### Materials provided

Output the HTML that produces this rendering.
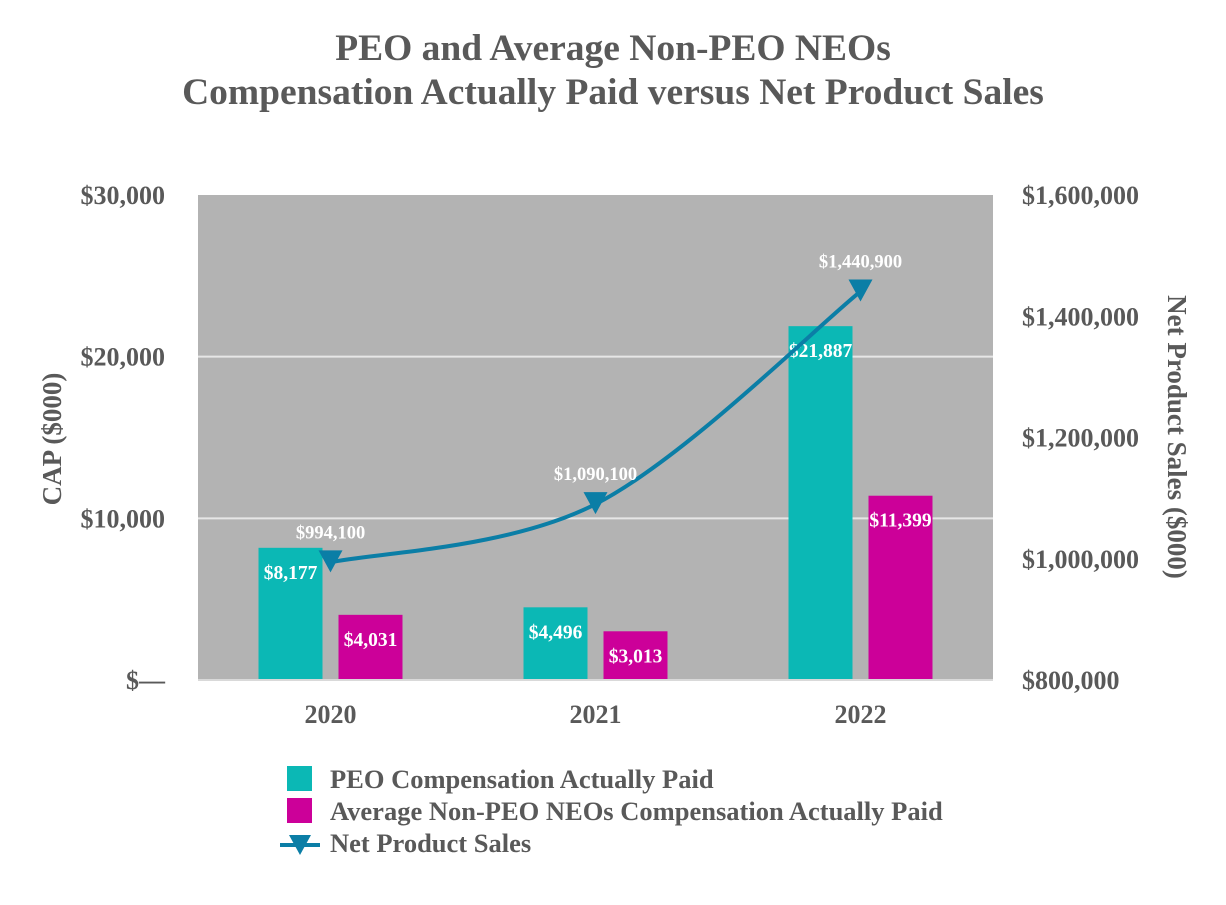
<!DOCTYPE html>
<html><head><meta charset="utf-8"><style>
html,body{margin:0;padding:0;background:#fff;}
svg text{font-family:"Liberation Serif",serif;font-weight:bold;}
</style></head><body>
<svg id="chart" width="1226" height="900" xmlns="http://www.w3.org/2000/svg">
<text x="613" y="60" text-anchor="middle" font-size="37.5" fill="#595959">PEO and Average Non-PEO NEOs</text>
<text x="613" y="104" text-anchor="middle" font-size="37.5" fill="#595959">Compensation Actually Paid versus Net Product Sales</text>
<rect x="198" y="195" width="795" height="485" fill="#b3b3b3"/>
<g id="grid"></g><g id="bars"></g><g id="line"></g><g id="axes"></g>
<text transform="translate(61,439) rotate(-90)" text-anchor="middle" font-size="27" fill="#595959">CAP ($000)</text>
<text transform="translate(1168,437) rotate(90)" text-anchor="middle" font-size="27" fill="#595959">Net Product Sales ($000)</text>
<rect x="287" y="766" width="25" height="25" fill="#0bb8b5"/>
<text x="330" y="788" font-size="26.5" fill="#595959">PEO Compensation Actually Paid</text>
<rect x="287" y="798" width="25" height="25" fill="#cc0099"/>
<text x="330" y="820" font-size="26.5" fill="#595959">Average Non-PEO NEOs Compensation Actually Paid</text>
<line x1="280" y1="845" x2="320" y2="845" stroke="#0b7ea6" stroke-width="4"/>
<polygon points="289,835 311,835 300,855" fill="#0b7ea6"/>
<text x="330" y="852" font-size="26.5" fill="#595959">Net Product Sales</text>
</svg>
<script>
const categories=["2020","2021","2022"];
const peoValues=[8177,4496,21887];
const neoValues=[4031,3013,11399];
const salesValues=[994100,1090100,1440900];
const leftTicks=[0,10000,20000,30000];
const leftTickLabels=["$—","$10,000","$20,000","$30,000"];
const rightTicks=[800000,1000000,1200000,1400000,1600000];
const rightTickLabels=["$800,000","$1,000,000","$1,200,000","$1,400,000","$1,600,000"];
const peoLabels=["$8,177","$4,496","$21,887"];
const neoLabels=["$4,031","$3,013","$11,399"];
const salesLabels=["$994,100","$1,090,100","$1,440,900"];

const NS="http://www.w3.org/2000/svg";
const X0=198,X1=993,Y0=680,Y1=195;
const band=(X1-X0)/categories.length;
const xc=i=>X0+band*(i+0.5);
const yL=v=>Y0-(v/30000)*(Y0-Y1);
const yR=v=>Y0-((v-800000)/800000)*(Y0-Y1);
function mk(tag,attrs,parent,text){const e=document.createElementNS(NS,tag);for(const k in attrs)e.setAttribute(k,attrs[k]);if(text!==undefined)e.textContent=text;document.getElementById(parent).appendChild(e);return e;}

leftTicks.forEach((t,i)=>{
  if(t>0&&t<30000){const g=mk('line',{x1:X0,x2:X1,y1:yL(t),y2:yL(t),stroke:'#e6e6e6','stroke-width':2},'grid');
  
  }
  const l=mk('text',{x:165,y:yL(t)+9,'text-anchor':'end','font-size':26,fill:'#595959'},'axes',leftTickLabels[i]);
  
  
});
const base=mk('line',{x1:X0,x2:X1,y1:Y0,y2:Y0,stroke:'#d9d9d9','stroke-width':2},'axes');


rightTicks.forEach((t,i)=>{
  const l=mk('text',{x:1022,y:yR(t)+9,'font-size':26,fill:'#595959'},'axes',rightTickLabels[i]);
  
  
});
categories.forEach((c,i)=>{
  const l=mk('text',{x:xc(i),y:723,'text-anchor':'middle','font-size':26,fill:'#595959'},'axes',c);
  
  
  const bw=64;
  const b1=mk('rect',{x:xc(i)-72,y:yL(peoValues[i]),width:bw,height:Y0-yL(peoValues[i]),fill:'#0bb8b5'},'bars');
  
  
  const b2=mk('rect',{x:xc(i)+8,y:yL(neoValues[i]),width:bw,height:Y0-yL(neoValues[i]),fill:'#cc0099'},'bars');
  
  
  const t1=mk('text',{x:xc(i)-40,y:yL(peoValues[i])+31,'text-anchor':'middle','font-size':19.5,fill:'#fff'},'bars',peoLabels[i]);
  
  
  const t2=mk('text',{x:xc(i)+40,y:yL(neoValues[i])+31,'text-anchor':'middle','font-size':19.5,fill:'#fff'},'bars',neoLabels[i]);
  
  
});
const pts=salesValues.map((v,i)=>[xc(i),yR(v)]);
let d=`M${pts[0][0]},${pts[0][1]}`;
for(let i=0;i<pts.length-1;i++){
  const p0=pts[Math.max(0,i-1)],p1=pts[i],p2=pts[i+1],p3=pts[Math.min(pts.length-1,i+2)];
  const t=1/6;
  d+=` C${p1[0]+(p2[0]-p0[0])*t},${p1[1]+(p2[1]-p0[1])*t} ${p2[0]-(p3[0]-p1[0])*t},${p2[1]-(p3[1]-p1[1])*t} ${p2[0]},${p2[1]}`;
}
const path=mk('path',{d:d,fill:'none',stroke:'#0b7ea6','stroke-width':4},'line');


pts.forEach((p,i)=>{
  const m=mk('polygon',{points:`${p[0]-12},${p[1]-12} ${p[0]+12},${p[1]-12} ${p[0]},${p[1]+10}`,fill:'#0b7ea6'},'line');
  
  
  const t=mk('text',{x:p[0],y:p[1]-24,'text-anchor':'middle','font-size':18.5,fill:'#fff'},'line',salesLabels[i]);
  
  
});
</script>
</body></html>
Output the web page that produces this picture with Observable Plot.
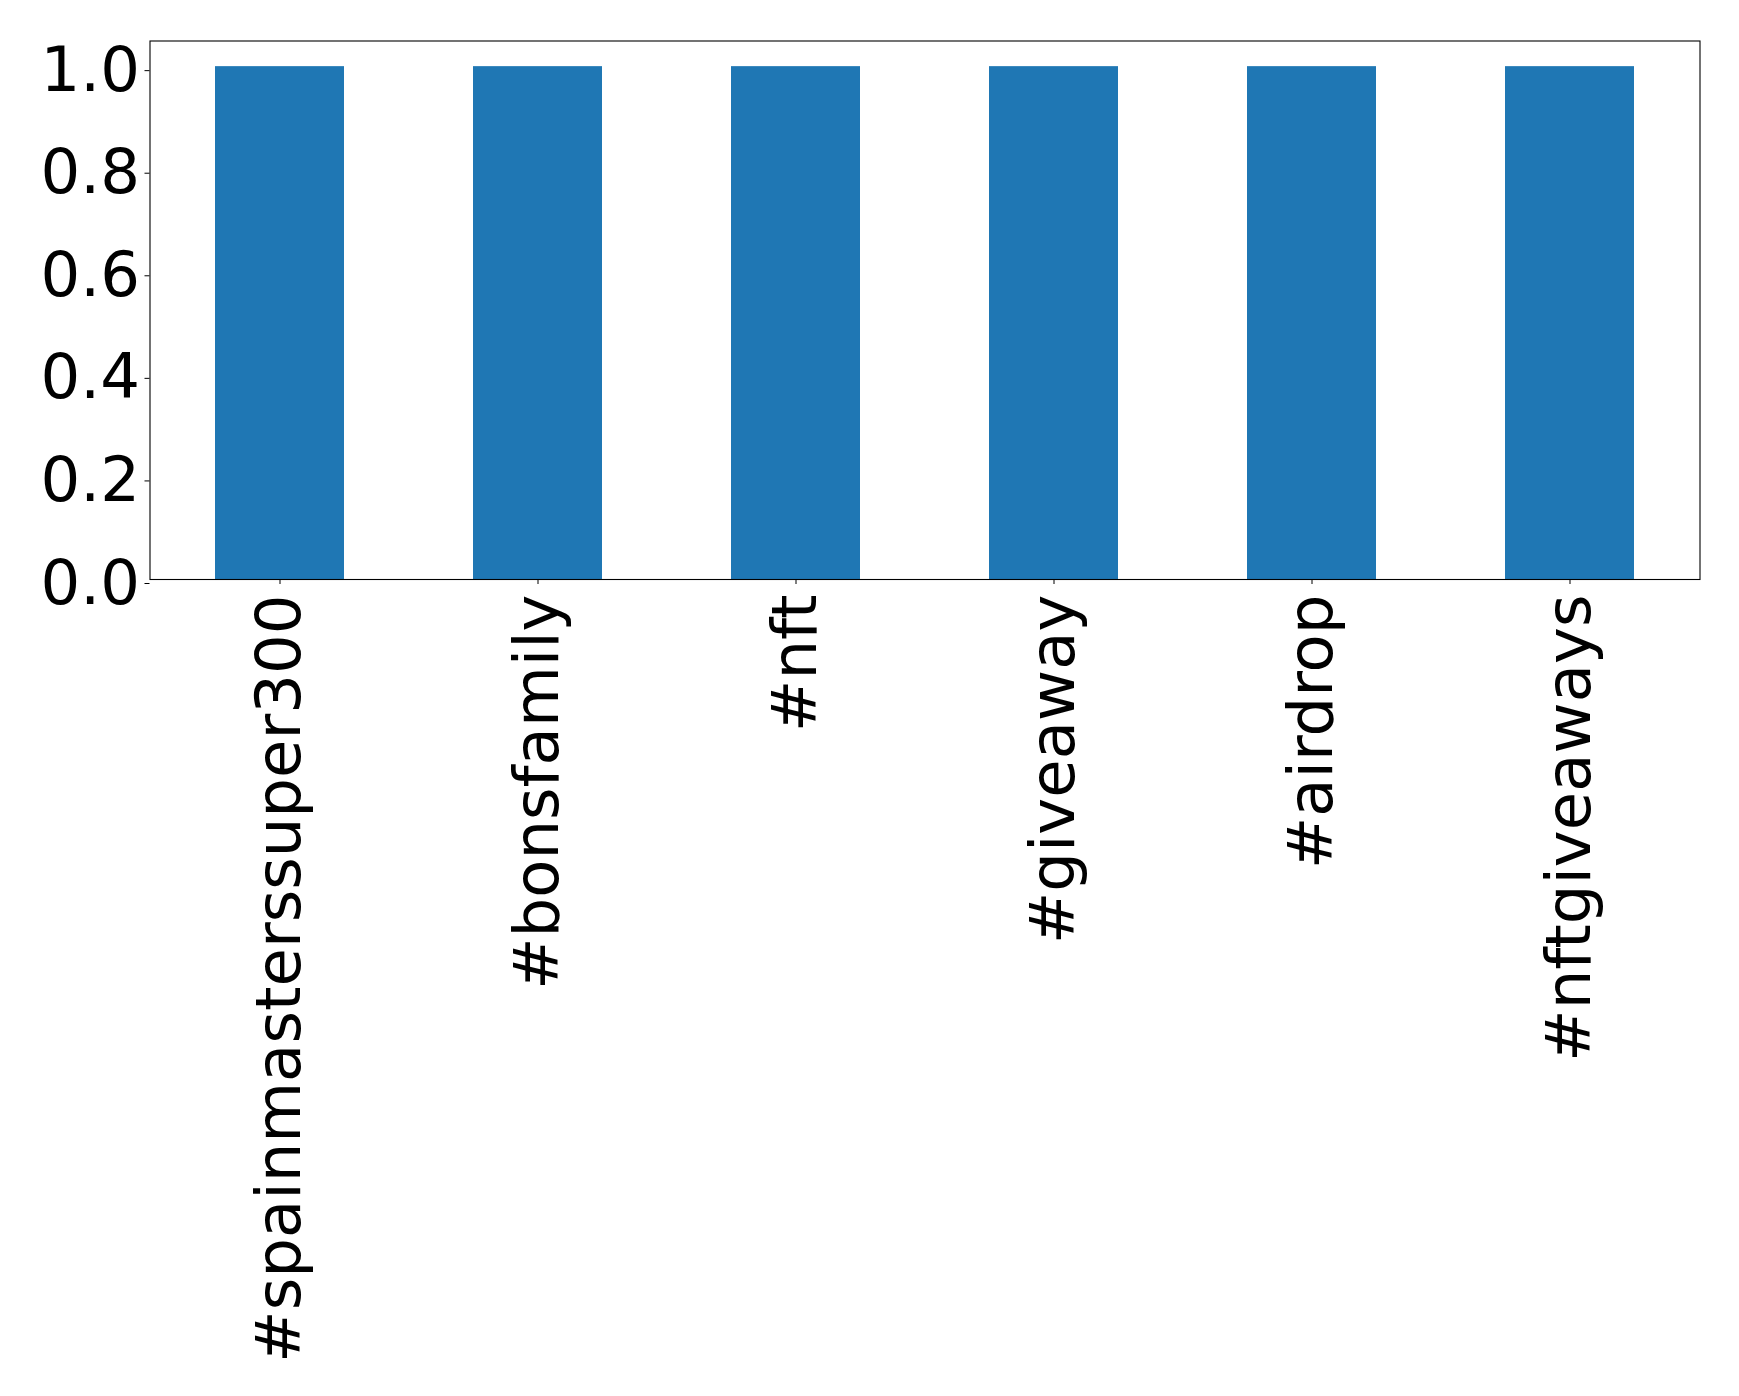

######

Directions for this task
Identify all lines in the records above with the word "produces".

Expected answer
Output the HTML that produces this rendering.
Output the web page that produces this picture with Observable Plot.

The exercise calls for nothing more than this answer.